In parallel, the Air Force intends to award Increment 2 concept refinement contracts by late 2025 or early FY26. That will tell industry where to invest. If the awards emphasize longer range and stealth, expect designs that look like slim escorts. If the awards highlight electronic attack and sensing, expect stretched noses, big apertures, and power margin for payloads. The Air Force is also signaling that it wants many suppliers in the vendor pool, not just one or two giants. That increases options and keeps prices honest.
How to judge progress between now and the FY26 decision
Here is a concrete scorecard you can use as the calendar advances.
- Flight envelope growth. The prototypes should move from basic handling to clean supersonic points, then to representative loads with safe margins.
- Semi autonomous procedures. By early 2026, look for reliable remote taxi, takeoff, and landing with procedural deconfliction in mixed traffic.
- Mission autonomy demos. Expect simple, supervised behaviors first. Examples include autonomous racetrack orbits with threat avoidance, autonomous formation with a human lead, and intent based targeting drills with human on the loop.
- Sensor integration. A passive sensor suite producing fire control quality tracks is more telling than a glossy video. If the data can cue a weapon, it matters.
- Weapons workups. Before live shots, watch for captive carry tests and separation trials with telemetry pods. A clean separation campaign is a sign the design is maturing.
- Airworthiness releases. A broader release that allows operations outside a single test range is a good indicator that reliability and safety cases are convincing.
- Reliability and cost curves. The most revealing briefings will show mean time between failures climbing and maintenance hours per flight hour falling. If those curves bend the right way, production risk falls.
The bottom line
Late summer 2025 turned Collaborative Combat Aircraft from a talking point into a race. The YFQ-42A’s first flight on August 27 put metal in the air. The start of mission autonomy tests in September turned attention to the heart of the concept, which is software that can carry out a commander’s intent amid jamming and friction. The calendar is unforgiving.
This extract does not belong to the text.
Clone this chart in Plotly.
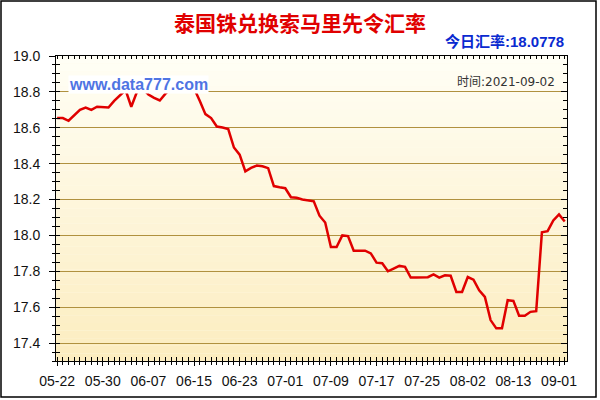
import plotly.graph_objects as go

# ---------------- data ----------------
tick_labels = ["05-22", "05-30", "06-07", "06-15", "06-23", "07-01",
               "07-09", "07-17", "07-25", "08-02", "08-13", "09-01"]
label_step = 8  # one label every 8 daily points

rates = [
    18.654, 18.654, 18.639, 18.667, 18.700, 18.713, 18.700, 18.717, 18.713, 18.713,
    18.750, 18.778, 18.810, 18.717, 18.800, 18.820, 18.785, 18.767, 18.752, 18.790,
    18.820, 18.830, 18.840, 18.830, 18.820, 18.750, 18.676, 18.654, 18.607, 18.601,
    18.593, 18.490, 18.450, 18.357, 18.376, 18.389, 18.385, 18.375, 18.275, 18.268,
    18.263, 18.213, 18.210, 18.200, 18.194, 18.190, 18.110, 18.072, 17.935, 17.935,
    18.000, 17.996, 17.915, 17.915, 17.915, 17.900, 17.848, 17.845, 17.800, 17.815,
    17.830, 17.825, 17.765, 17.765, 17.765, 17.767, 17.783, 17.765, 17.778, 17.775,
    17.685, 17.685, 17.768, 17.753, 17.694, 17.657, 17.528, 17.482, 17.482, 17.639,
    17.635, 17.552, 17.552, 17.574, 17.578, 18.018, 18.024, 18.083, 18.117, 18.0778,
]
y_ticks = [17.4, 17.6, 17.8, 18.0, 18.2, 18.4, 18.6, 18.8, 19.0]

title_text = "泰国铢兑换索马里先令汇率"
today_label = "今日汇率:"
date_text = "时间:2021-09-02"
watermark = "www.data777.com"

# ---------------- layout constants ----------------
W, H = 600, 400
ML, MR, MT, MB = 56, 33, 56, 39
PW, PH = W - ML - MR, H - MT - MB
XR = [-0.2, len(rates) - 0.6]
YR = [17.3, 19.0]


def px_x(p):
    return (p - ML) / PW


def px_y(p):
    return (H - MB - p) / PH


idx = list(range(len(rates)))
tickvals = [i * label_step for i in range(len(tick_labels))]

fig = go.Figure()
fig.add_trace(go.Scatter(
    x=idx, y=rates, mode="lines",
    line=dict(color="#E00000", width=2.5),
    showlegend=False, hoverinfo="skip",
))
# dummy traces for overlay tick axes
fig.add_trace(go.Scatter(x=[None], y=[None], xaxis="x2", yaxis="y2",
                         showlegend=False, hoverinfo="skip"))
fig.add_trace(go.Scatter(x=[None], y=[None], xaxis="x3", yaxis="y3",
                         showlegend=False, hoverinfo="skip"))

tickfont = dict(family="Liberation Sans, Arial, sans-serif", size=14, color="#111111")

# background gradient bands
shapes = []
n = 40
top = (255, 254, 245)
bot = (252, 237, 192)
for k in range(n):
    t = k / (n - 1)
    c = tuple(round(bot[j] + (top[j] - bot[j]) * t) for j in range(3))
    shapes.append(dict(type="rect", xref="paper", yref="paper",
                       x0=0, x1=1, y0=k / n, y1=(k + 1) / n,
                       fillcolor="rgb(%d,%d,%d)" % c, line=dict(width=0),
                       layer="below"))
# outer frame
shapes.append(dict(type="rect", xref="paper", yref="paper",
                   x0=px_x(1), x1=px_x(596), y0=px_y(397), y1=px_y(1),
                   line=dict(color="#000000", width=1.5), fillcolor="rgba(0,0,0,0)",
                   layer="above"))

fig.update_layout(
    width=W, height=H,
    margin=dict(l=ML, r=MR, t=MT, b=MB),
    paper_bgcolor="#FFFFFF",
    plot_bgcolor="#FFFBEA",
    shapes=shapes,
    title=dict(text="<b>%s</b>" % title_text, x=0.5, xanchor="center",
               y=1 - 24 / H, yanchor="middle",
               font=dict(family="Noto Sans CJK SC, sans-serif", size=21, color="#E00000")),
    xaxis=dict(
        range=XR, tickmode="array", tickvals=tickvals, ticktext=tick_labels,
        ticks="outside", ticklen=4, tickcolor="#000", tickwidth=1,
        minor=dict(tick0=0, dtick=1, ticks="outside", ticklen=3, tickcolor="#000"),
        showgrid=False, zeroline=False, showline=True, linecolor="#000", linewidth=1,
        mirror=True, tickfont=tickfont, ticklabelstandoff=3,
    ),
    xaxis2=dict(
        range=XR, overlaying="x", side="top", anchor="y",
        tick0=0, dtick=1, ticks="inside", ticklen=3, tickcolor="#000",
        showticklabels=False, showgrid=False, zeroline=False, showline=False,
    ),
    xaxis3=dict(
        range=XR, overlaying="x", side="bottom", anchor="y",
        tick0=0, dtick=1, ticks="inside", ticklen=4, tickcolor="#000",
        showticklabels=False, showgrid=False, zeroline=False, showline=False,
    ),
    yaxis=dict(
        range=YR, tickmode="array", tickvals=y_ticks,
        ticktext=["%.1f" % v for v in y_ticks],
        ticks="outside", ticklen=6, tickcolor="#000",
        minor=dict(tick0=17.3, dtick=0.05, ticks="outside", ticklen=3, tickcolor="#000"),
        showgrid=True, gridcolor="#B0913F", gridwidth=1,
        zeroline=False, showline=True, linecolor="#000", linewidth=1, mirror=True,
        tickfont=tickfont, ticklabelstandoff=6,
    ),
    yaxis2=dict(
        range=YR, overlaying="y", side="right", anchor="x",
        tickmode="array", tickvals=y_ticks, ticks="inside", ticklen=6, tickcolor="#000",
        minor=dict(tick0=17.3, dtick=0.05, ticks="inside", ticklen=4, tickcolor="#000"),
        showticklabels=False, showgrid=False, zeroline=False, showline=False,
    ),
    yaxis3=dict(
        range=YR, overlaying="y", side="left", anchor="x",
        tick0=17.3, dtick=0.05, ticks="inside", ticklen=4, tickcolor="#000",
        showticklabels=False, showgrid=False, zeroline=False, showline=False,
    ),
    annotations=[
        dict(text="<b>%s%.4f</b>" % (today_label, rates[-1]),
             xref="paper", yref="paper", x=px_x(566), y=px_y(42),
             xanchor="right", yanchor="middle", showarrow=False,
             font=dict(family="Liberation Sans, Noto Sans CJK SC, sans-serif",
                       size=15, color="#0A2AD0")),
        dict(text=date_text, xref="paper", yref="paper", x=px_x(557), y=px_y(82),
             xanchor="right", yanchor="middle", showarrow=False,
             font=dict(family="DejaVu Sans, Noto Sans CJK SC, sans-serif",
                       size=12, color="#333333")),
        dict(text="<b>%s</b>" % watermark, xref="paper", yref="paper",
             x=px_x(138), y=px_y(84.5), xanchor="center", yanchor="middle",
             showarrow=False, bgcolor="#FFFFFF", borderpad=0,
             font=dict(family="Liberation Sans, Arial, sans-serif", size=16, color="#4F74E3")),
    ],
)

fig.write_html("out.html", config={"displayModeBar": False},
               post_script="document.body.style.margin='0';")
A production decision arrives in fiscal 2026. By 2028 the Air Force wants CCAs teaming with F-35s and the first Next Generation Air Dominance jets in meaningful numbers.
If you want a single test of whether the promise becomes reality, ask this. Will a flight lead in 2028 trust a pair of uncrewed fighters to fly 80 miles ahead, build a targeting picture, and shoot on command while the humans stay in the safer part of the fight. Everything that matters flows to that point. The hardware is catching up. The software is on the field. The production lines are being tuned. Now the service and industry must show that the new playbook can repeat on schedule, at scale, and in contact with an adversary that gets a vote. That is how CCAs will reshape air superiority, not as a slogan, but as a set of tactics that work when the air is crowded and the clock is running.